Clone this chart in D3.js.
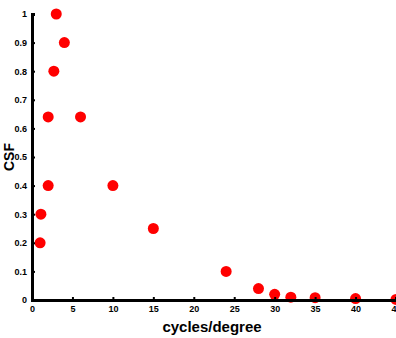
<!DOCTYPE html>
<html>
<head>
<meta charset="utf-8">
<script src="https://cdn.jsdelivr.net/npm/d3@7"></script>
<style>
  body { margin: 0; background: #fff; }
  .axis text { font-family: "Liberation Sans", Arial, sans-serif; font-weight: bold; font-size: 9px; fill: #000; }
  .label { font-family: "Liberation Sans", Arial, sans-serif; font-weight: bold; }
</style>
</head>
<body>
<div id="chart"></div>
<script>
const freq = [1, 1.1, 2, 2, 2.7, 3, 4, 6, 10, 15, 24, 28, 30, 32, 35, 40, 45];
const csf = [0.2, 0.3, 0.4, 0.64, 0.8, 1.0, 0.9, 0.64, 0.4, 0.25, 0.1, 0.04, 0.02, 0.01, 0.008, 0.005, 0.002];
const xTicks = [0, 5, 10, 15, 20, 25, 30, 35, 40, 45];
const yTicks = [0, 0.1, 0.2, 0.3, 0.4, 0.5, 0.6, 0.7, 0.8, 0.9, 1];

const W = 396, H = 338;
const margin = { top: 14, right: 0, bottom: 38, left: 32 };

const svg = d3.select("#chart").append("svg")
    .attr("width", W)
    .attr("height", H);

const x = d3.scaleLinear().domain([0, 45]).range([margin.left, W - margin.right]);
const y = d3.scaleLinear().domain([0, 1]).range([H - margin.bottom, margin.top]);

// points first so the axes sit on top
svg.append("g").selectAll("circle")
    .data(freq.map((f, i) => ({ f, c: csf[i] })))
    .enter().append("circle")
    .attr("cx", d => x(d.f))
    .attr("cy", d => y(d.c))
    .attr("r", 5.5)
    .style("fill", "#ff0000");

const xAxis = svg.append("g")
    .attr("class", "axis")
    .attr("transform", "translate(0," + y(0) + ")")
    .call(d3.axisBottom(x).tickValues(xTicks).tickSize(-3).tickPadding(6).tickFormat(d3.format("d")));

const yAxis = svg.append("g")
    .attr("class", "axis")
    .attr("transform", "translate(" + x(0) + ",0)")
    .call(d3.axisLeft(y).tickValues(yTicks).tickSize(-3).tickPadding(5).tickFormat(d => d === 0 || d === 1 ? d : d3.format(".1f")(d)));

[xAxis, yAxis].forEach(a => {
    a.select(".domain").attr("stroke", "#000").attr("stroke-width", 3);
    a.selectAll(".tick line").attr("stroke", "#000").attr("stroke-width", 2);
});

svg.append("text")
    .attr("class", "label")
    .attr("x", (x(0) + W) / 2 - 2)
    .attr("y", 332)
    .attr("text-anchor", "middle")
    .style("font-size", "15px")
    .text("cycles/degree");

svg.append("text")
    .attr("class", "label")
    .attr("transform", "translate(14," + 157 + ") rotate(-90)")
    .attr("text-anchor", "middle")
    .style("font-size", "14px")
    .text("CSF");
</script>
</body>
</html>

··········

## Set problem
Reproduce the full listing above verbatim, with no pictures included.

## Reply
Clone this chart in D3.js.
<!DOCTYPE html>
<html>
<head>
<meta charset="utf-8">
<script src="https://cdn.jsdelivr.net/npm/d3@7"></script>
<style>
  body { margin: 0; background: #fff; }
  .axis text { font-family: "Liberation Sans", Arial, sans-serif; font-weight: bold; font-size: 9px; fill: #000; }
  .label { font-family: "Liberation Sans", Arial, sans-serif; font-weight: bold; }
</style>
</head>
<body>
<div id="chart"></div>
<script>
const freq = [1, 1.1, 2, 2, 2.7, 3, 4, 6, 10, 15, 24, 28, 30, 32, 35, 40, 45];
const csf = [0.2, 0.3, 0.4, 0.64, 0.8, 1.0, 0.9, 0.64, 0.4, 0.25, 0.1, 0.04, 0.02, 0.01, 0.008, 0.005, 0.002];
const xTicks = [0, 5, 10, 15, 20, 25, 30, 35, 40, 45];
const yTicks = [0, 0.1, 0.2, 0.3, 0.4, 0.5, 0.6, 0.7, 0.8, 0.9, 1];

const W = 396, H = 338;
const margin = { top: 14, right: 0, bottom: 38, left: 32 };

const svg = d3.select("#chart").append("svg")
    .attr("width", W)
    .attr("height", H);

const x = d3.scaleLinear().domain([0, 45]).range([margin.left, W - margin.right]);
const y = d3.scaleLinear().domain([0, 1]).range([H - margin.bottom, margin.top]);

// points first so the axes sit on top
svg.append("g").selectAll("circle")
    .data(freq.map((f, i) => ({ f, c: csf[i] })))
    .enter().append("circle")
    .attr("cx", d => x(d.f))
    .attr("cy", d => y(d.c))
    .attr("r", 5.5)
    .style("fill", "#ff0000");

const xAxis = svg.append("g")
    .attr("class", "axis")
    .attr("transform", "translate(0," + y(0) + ")")
    .call(d3.axisBottom(x).tickValues(xTicks).tickSize(-3).tickPadding(6).tickFormat(d3.format("d")));

const yAxis = svg.append("g")
    .attr("class", "axis")
    .attr("transform", "translate(" + x(0) + ",0)")
    .call(d3.axisLeft(y).tickValues(yTicks).tickSize(-3).tickPadding(5).tickFormat(d => d === 0 || d === 1 ? d : d3.format(".1f")(d)));

[xAxis, yAxis].forEach(a => {
    a.select(".domain").attr("stroke", "#000").attr("stroke-width", 3);
    a.selectAll(".tick line").attr("stroke", "#000").attr("stroke-width", 2);
});

svg.append("text")
    .attr("class", "label")
    .attr("x", (x(0) + W) / 2 - 2)
    .attr("y", 332)
    .attr("text-anchor", "middle")
    .style("font-size", "15px")
    .text("cycles/degree");

svg.append("text")
    .attr("class", "label")
    .attr("transform", "translate(14," + 157 + ") rotate(-90)")
    .attr("text-anchor", "middle")
    .style("font-size", "14px")
    .text("CSF");
</script>
</body>
</html>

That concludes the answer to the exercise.